• **Brief**:
It is required that the lines from the top of the listing through the line with "const seriesNames = ['Dessazonalizado','Interanual'];" be reproduced exactly, excluding pictures.

• **Recorded data**:
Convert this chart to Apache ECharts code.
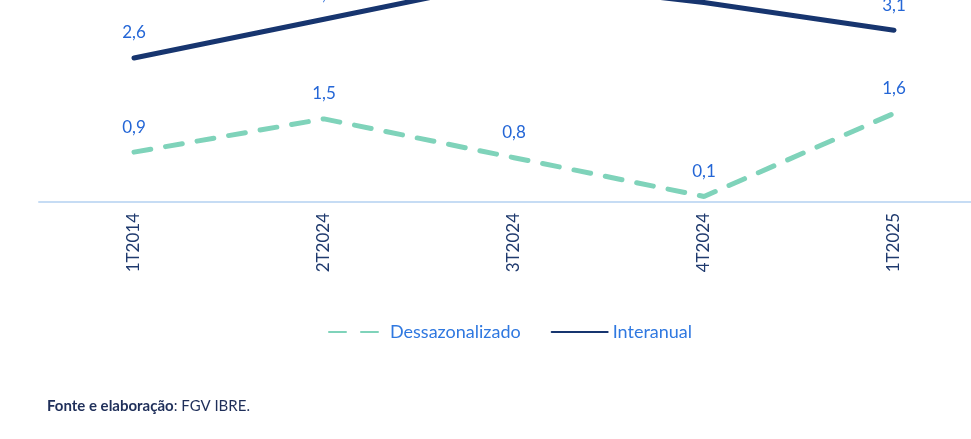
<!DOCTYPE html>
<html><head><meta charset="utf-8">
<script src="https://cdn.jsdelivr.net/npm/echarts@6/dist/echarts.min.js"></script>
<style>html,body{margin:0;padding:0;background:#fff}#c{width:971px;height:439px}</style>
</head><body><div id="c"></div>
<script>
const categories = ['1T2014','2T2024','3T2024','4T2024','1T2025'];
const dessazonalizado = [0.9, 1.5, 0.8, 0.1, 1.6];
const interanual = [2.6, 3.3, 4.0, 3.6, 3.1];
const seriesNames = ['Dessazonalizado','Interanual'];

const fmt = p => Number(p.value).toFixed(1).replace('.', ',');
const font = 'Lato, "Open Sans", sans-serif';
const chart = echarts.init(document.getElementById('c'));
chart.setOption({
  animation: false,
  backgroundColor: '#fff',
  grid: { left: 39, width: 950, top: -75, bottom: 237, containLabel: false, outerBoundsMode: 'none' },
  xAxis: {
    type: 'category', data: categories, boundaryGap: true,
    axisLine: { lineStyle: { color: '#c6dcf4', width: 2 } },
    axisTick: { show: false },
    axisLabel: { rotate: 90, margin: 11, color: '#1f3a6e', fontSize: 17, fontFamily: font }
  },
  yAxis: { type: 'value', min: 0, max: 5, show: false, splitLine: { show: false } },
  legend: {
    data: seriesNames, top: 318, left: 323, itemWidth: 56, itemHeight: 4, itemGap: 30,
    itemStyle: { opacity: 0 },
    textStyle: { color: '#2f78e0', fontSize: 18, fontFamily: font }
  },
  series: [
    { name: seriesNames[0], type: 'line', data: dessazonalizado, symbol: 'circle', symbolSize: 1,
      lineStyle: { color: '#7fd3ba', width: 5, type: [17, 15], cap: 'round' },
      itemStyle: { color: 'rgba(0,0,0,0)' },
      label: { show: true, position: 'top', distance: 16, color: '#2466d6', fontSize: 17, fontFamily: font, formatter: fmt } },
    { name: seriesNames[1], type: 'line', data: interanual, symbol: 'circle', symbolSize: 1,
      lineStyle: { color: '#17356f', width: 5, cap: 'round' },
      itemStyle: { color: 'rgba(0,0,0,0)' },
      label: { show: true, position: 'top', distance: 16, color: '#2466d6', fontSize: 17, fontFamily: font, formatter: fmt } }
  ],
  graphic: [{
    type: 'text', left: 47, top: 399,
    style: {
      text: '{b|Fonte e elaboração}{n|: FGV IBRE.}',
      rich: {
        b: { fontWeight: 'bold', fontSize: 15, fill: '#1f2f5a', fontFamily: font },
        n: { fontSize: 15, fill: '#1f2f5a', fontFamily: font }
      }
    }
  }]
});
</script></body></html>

• **Task result**:
Convert this chart to Apache ECharts code.
<!DOCTYPE html>
<html><head><meta charset="utf-8">
<script src="https://cdn.jsdelivr.net/npm/echarts@6/dist/echarts.min.js"></script>
<style>html,body{margin:0;padding:0;background:#fff}#c{width:971px;height:439px}</style>
</head><body><div id="c"></div>
<script>
const categories = ['1T2014','2T2024','3T2024','4T2024','1T2025'];
const dessazonalizado = [0.9, 1.5, 0.8, 0.1, 1.6];
const interanual = [2.6, 3.3, 4.0, 3.6, 3.1];
const seriesNames = ['Dessazonalizado','Interanual'];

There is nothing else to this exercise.